Request » Restate the data word for word and leave the images out.

Source material »
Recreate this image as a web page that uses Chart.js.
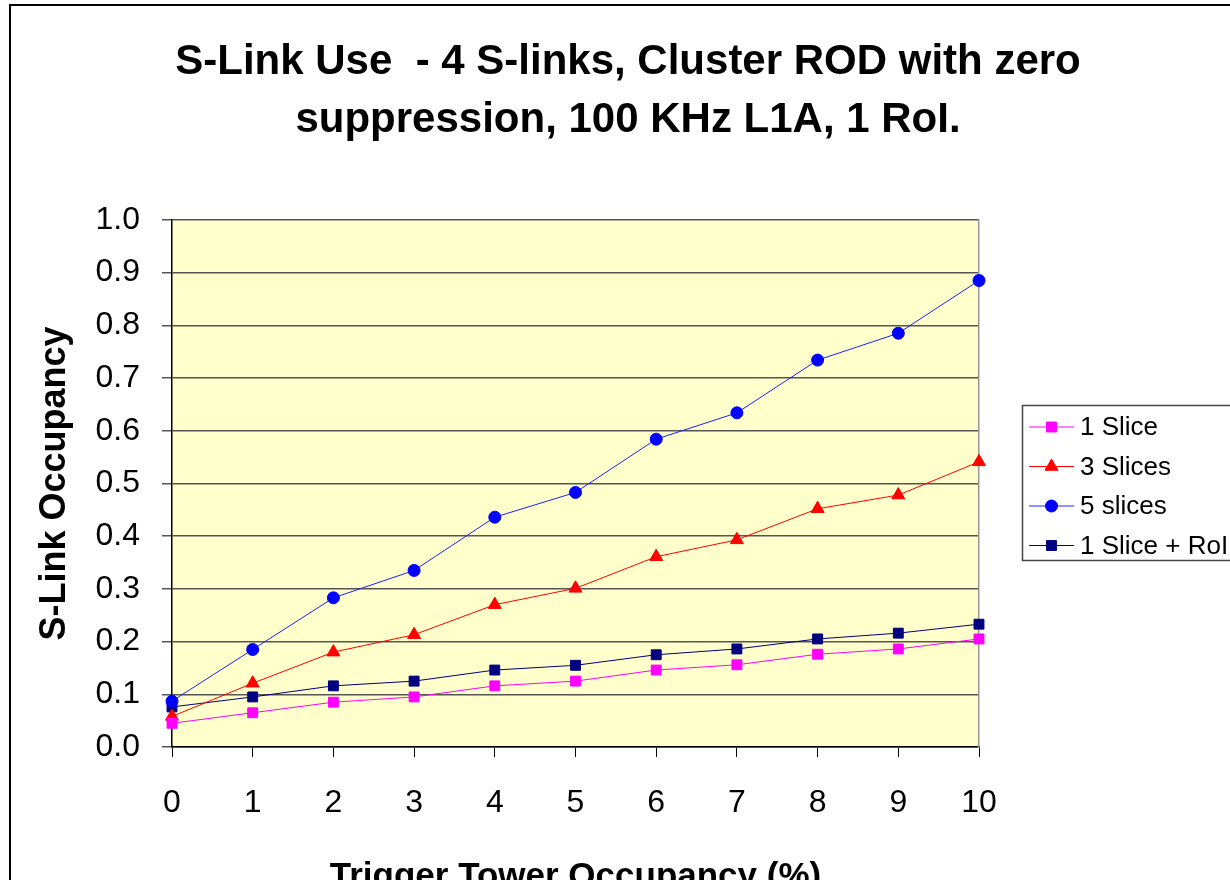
<!DOCTYPE html>
<html><head><meta charset="utf-8">
<script src="https://cdn.jsdelivr.net/npm/chart.js"></script>
<style>
html,body{margin:0;padding:0;overflow:hidden;background:#fff;width:1230px;height:880px}
#wrap{position:relative;width:1230px;height:900px}
canvas{display:block}
</style></head>
<body><div id="wrap"><canvas id="c" width="1230" height="900"></canvas></div>
<script>
const xLabels = ['0','1','2','3','4','5','6','7','8','9','10'];
const seriesNames = ['1 Slice','3 Slices','5 slices','1 Slice + RoI'];
const slice1    = [0.045,0.065,0.085,0.095,0.116,0.125,0.146,0.156,0.176,0.186,0.205];
const slice3    = [0.058,0.121,0.180,0.213,0.270,0.301,0.361,0.393,0.452,0.478,0.541];
const slice5    = [0.087,0.185,0.283,0.335,0.436,0.483,0.584,0.634,0.734,0.785,0.885];
const slice1RoI = [0.076,0.095,0.116,0.125,0.146,0.155,0.175,0.186,0.205,0.216,0.233];
const titleLines = ['S-Link Use  - 4 S-links, Cluster ROD with zero', 'suppression, 100 KHz L1A, 1 RoI.'];
const xTitle = 'Trigger Tower Occupancy (%)';
const yTitle = 'S-Link Occupancy';

const FONT = 'Arial, "Liberation Sans", sans-serif';

const bgPlugin = {
  id: 'bg',
  beforeDraw(chart) {
    const ctx = chart.ctx, a = chart.chartArea;
    ctx.save();
    ctx.fillStyle = '#ffffff';
    ctx.fillRect(0, 0, chart.width, chart.height);
    ctx.strokeStyle = '#000';
    ctx.lineWidth = 2;
    ctx.strokeRect(10, 5, 1400, 1000);
    ctx.fillStyle = '#FFFFCC';
    ctx.fillRect(a.left, a.top, a.right - a.left, a.bottom - a.top);
    ctx.restore();
  }
};

function marker(ctx, style, r, x, y) {
  if (Chart.helpers && Chart.helpers.drawPoint) {
    Chart.helpers.drawPoint(ctx, {pointStyle: style, radius: r, borderWidth: 1, rotation: 0}, x, y);
    return;
  }
  ctx.beginPath();
  ctx.arc(x, y, r, 0, Math.PI * 2);
  ctx.fill();
}

const legendPlugin = {
  id: 'boxLegend',
  afterDraw(chart) {
    const ctx = chart.ctx;
    ctx.save();
    ctx.strokeStyle = '#444';
    ctx.lineWidth = 1.5;
    ctx.strokeRect(1022.5, 405.5, 330, 155);
    chart.data.datasets.forEach((ds, i) => {
      const y = 427 + i * 39.5;
      ctx.strokeStyle = ds.borderColor;
      ctx.lineWidth = 1;
      ctx.beginPath();
      ctx.moveTo(1029, y); ctx.lineTo(1074, y);
      ctx.stroke();
      ctx.fillStyle = ds.pointBackgroundColor;
      ctx.strokeStyle = ds.pointBorderColor;
      marker(ctx, ds.pointStyle, ds.pointRadius, 1051.5, y);
      ctx.fillStyle = '#000';
      ctx.font = '26px ' + FONT;
      ctx.textAlign = 'left';
      ctx.textBaseline = 'middle';
      ctx.fillText(ds.label, 1080, y + 1);
    });
    ctx.restore();
  }
};

function mk(label, data, color, ptColor, style, r) {
  return {
    label, data,
    borderColor: color, borderWidth: 1,
    pointBackgroundColor: ptColor, pointBorderColor: ptColor,
    pointStyle: style, pointRadius: r, pointBorderWidth: 1,
    pointHoverRadius: r, tension: 0, fill: false
  };
}

new Chart(document.getElementById('c'), {
  type: 'line',
  data: {
    labels: xLabels,
    datasets: [
      mk(seriesNames[0], slice1, '#FF00FF', '#FF00FF', 'rect', 7),
      mk(seriesNames[1], slice3, '#FF0000', '#FF0000', 'triangle', 7.5),
      mk(seriesNames[2], slice5, '#2020FF', '#0000FF', 'circle', 6),
      mk(seriesNames[3], slice1RoI, '#000080', '#000080', 'rect', 7)
    ]
  },
  options: {
    responsive: false,
    animation: false,
    devicePixelRatio: 1,
    layout: { padding: { left: 26, right: 0, top: 0, bottom: 0 } },
    plugins: {
      legend: { display: false },
      tooltip: { enabled: false },
      title: {
        display: true,
        text: titleLines,
        color: '#000',
        font: { family: FONT, size: 42, weight: 'bold', lineHeight: 1.38 },
        padding: { top: 33, bottom: 71 }
      }
    },
    scales: {
      x: {
        type: 'category',
        offset: false,
        grid: { drawOnChartArea: false, drawTicks: true, tickLength: 10, color: '#000', lineWidth: 1 },
        border: { display: true, color: '#000', width: 1.5 },
        ticks: { color: '#000', font: { family: FONT, size: 32 }, padding: 27, maxRotation: 0, autoSkip: false },
        title: { display: true, text: xTitle, color: '#000', font: { family: FONT, size: 35, weight: 'bold', lineHeight: 1 }, padding: { top: 0, bottom: 5 } },
        afterFit(s) { s.height = 153; }
      },
      y: {
        type: 'linear',
        position: 'left',
        min: 0, max: 1,
        grid: { drawOnChartArea: true, drawTicks: true, tickLength: 10, color: '#555', lineWidth: 1.5 },
        border: { display: true, color: '#000', width: 1.5 },
        ticks: { stepSize: 0.1, color: '#000', font: { family: FONT, size: 32 }, padding: 22,
                 callback: v => Number(v).toFixed(1) },
        title: { display: true, text: yTitle, color: '#000', font: { family: FONT, size: 36, weight: 'bold', lineHeight: 1 }, padding: { top: 11, bottom: 0 } },
        afterFit(s) { s.width = 146; }
      },
      y2: {
        type: 'linear',
        position: 'right',
        min: 0, max: 1,
        grid: { drawOnChartArea: false, drawTicks: false },
        border: { display: true, color: '#999', width: 1.5 },
        ticks: { display: false },
        afterFit(s) { s.width = 251; }
      }
    }
  },
  plugins: [bgPlugin, legendPlugin]
});
</script>
</body></html>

Task result »
Recreate this image as a web page that uses Chart.js.
<!DOCTYPE html>
<html><head><meta charset="utf-8">
<script src="https://cdn.jsdelivr.net/npm/chart.js"></script>
<style>
html,body{margin:0;padding:0;overflow:hidden;background:#fff;width:1230px;height:880px}
#wrap{position:relative;width:1230px;height:900px}
canvas{display:block}
</style></head>
<body><div id="wrap"><canvas id="c" width="1230" height="900"></canvas></div>
<script>
const xLabels = ['0','1','2','3','4','5','6','7','8','9','10'];
const seriesNames = ['1 Slice','3 Slices','5 slices','1 Slice + RoI'];
const slice1    = [0.045,0.065,0.085,0.095,0.116,0.125,0.146,0.156,0.176,0.186,0.205];
const slice3    = [0.058,0.121,0.180,0.213,0.270,0.301,0.361,0.393,0.452,0.478,0.541];
const slice5    = [0.087,0.185,0.283,0.335,0.436,0.483,0.584,0.634,0.734,0.785,0.885];
const slice1RoI = [0.076,0.095,0.116,0.125,0.146,0.155,0.175,0.186,0.205,0.216,0.233];
const titleLines = ['S-Link Use  - 4 S-links, Cluster ROD with zero', 'suppression, 100 KHz L1A, 1 RoI.'];
const xTitle = 'Trigger Tower Occupancy (%)';
const yTitle = 'S-Link Occupancy';

const FONT = 'Arial, "Liberation Sans", sans-serif';

const bgPlugin = {
  id: 'bg',
  beforeDraw(chart) {
    const ctx = chart.ctx, a = chart.chartArea;
    ctx.save();
    ctx.fillStyle = '#ffffff';
    ctx.fillRect(0, 0, chart.width, chart.height);
    ctx.strokeStyle = '#000';
    ctx.lineWidth = 2;
    ctx.strokeRect(10, 5, 1400, 1000);
    ctx.fillStyle = '#FFFFCC';
    ctx.fillRect(a.left, a.top, a.right - a.left, a.bottom - a.top);
    ctx.restore();
  }
};

function marker(ctx, style, r, x, y) {
  if (Chart.helpers && Chart.helpers.drawPoint) {
    Chart.helpers.drawPoint(ctx, {pointStyle: style, radius: r, borderWidth: 1, rotation: 0}, x, y);
    return;
  }
  ctx.beginPath();
  ctx.arc(x, y, r, 0, Math.PI * 2);
  ctx.fill();
}

const legendPlugin = {
  id: 'boxLegend',
  afterDraw(chart) {
    const ctx = chart.ctx;
    ctx.save();
    ctx.strokeStyle = '#444';
    ctx.lineWidth = 1.5;
    ctx.strokeRect(1022.5, 405.5, 330, 155);
    chart.data.datasets.forEach((ds, i) => {
      const y = 427 + i * 39.5;
      ctx.strokeStyle = ds.borderColor;
      ctx.lineWidth = 1;
      ctx.beginPath();
      ctx.moveTo(1029, y); ctx.lineTo(1074, y);
      ctx.stroke();
      ctx.fillStyle = ds.pointBackgroundColor;
      ctx.strokeStyle = ds.pointBorderColor;
      marker(ctx, ds.pointStyle, ds.pointRadius, 1051.5, y);
      ctx.fillStyle = '#000';
      ctx.font = '26px ' + FONT;
      ctx.textAlign = 'left';
      ctx.textBaseline = 'middle';
      ctx.fillText(ds.label, 1080, y + 1);
    });
    ctx.restore();
  }
};

function mk(label, data, color, ptColor, style, r) {
  return {
    label, data,
    borderColor: color, borderWidth: 1,
    pointBackgroundColor: ptColor, pointBorderColor: ptColor,
    pointStyle: style, pointRadius: r, pointBorderWidth: 1,
    pointHoverRadius: r, tension: 0, fill: false
  };
}

new Chart(document.getElementById('c'), {
  type: 'line',
  data: {
    labels: xLabels,
    datasets: [
      mk(seriesNames[0], slice1, '#FF00FF', '#FF00FF', 'rect', 7),
      mk(seriesNames[1], slice3, '#FF0000', '#FF0000', 'triangle', 7.5),
      mk(seriesNames[2], slice5, '#2020FF', '#0000FF', 'circle', 6),
      mk(seriesNames[3], slice1RoI, '#000080', '#000080', 'rect', 7)
    ]
  },
  options: {
    responsive: false,
    animation: false,
    devicePixelRatio: 1,
    layout: { padding: { left: 26, right: 0, top: 0, bottom: 0 } },
    plugins: {
      legend: { display: false },
      tooltip: { enabled: false },
      title: {
        display: true,
        text: titleLines,
        color: '#000',
        font: { family: FONT, size: 42, weight: 'bold', lineHeight: 1.38 },
        padding: { top: 33, bottom: 71 }
      }
    },
    scales: {
      x: {
        type: 'category',
        offset: false,
        grid: { drawOnChartArea: false, drawTicks: true, tickLength: 10, color: '#000', lineWidth: 1 },
        border: { display: true, color: '#000', width: 1.5 },
        ticks: { color: '#000', font: { family: FONT, size: 32 }, padding: 27, maxRotation: 0, autoSkip: false },
        title: { display: true, text: xTitle, color: '#000', font: { family: FONT, size: 35, weight: 'bold', lineHeight: 1 }, padding: { top: 0, bottom: 5 } },
        afterFit(s) { s.height = 153; }
      },
      y: {
        type: 'linear',
        position: 'left',
        min: 0, max: 1,
        grid: { drawOnChartArea: true, drawTicks: true, tickLength: 10, color: '#555', lineWidth: 1.5 },
        border: { display: true, color: '#000', width: 1.5 },
        ticks: { stepSize: 0.1, color: '#000', font: { family: FONT, size: 32 }, padding: 22,
                 callback: v => Number(v).toFixed(1) },
        title: { display: true, text: yTitle, color: '#000', font: { family: FONT, size: 36, weight: 'bold', lineHeight: 1 }, padding: { top: 11, bottom: 0 } },
        afterFit(s) { s.width = 146; }
      },
      y2: {
        type: 'linear',
        position: 'right',
        min: 0, max: 1,
        grid: { drawOnChartArea: false, drawTicks: false },
        border: { display: true, color: '#999', width: 1.5 },
        ticks: { display: false },
        afterFit(s) { s.width = 251; }
      }
    }
  },
  plugins: [bgPlugin, legendPlugin]
});
</script>
</body></html>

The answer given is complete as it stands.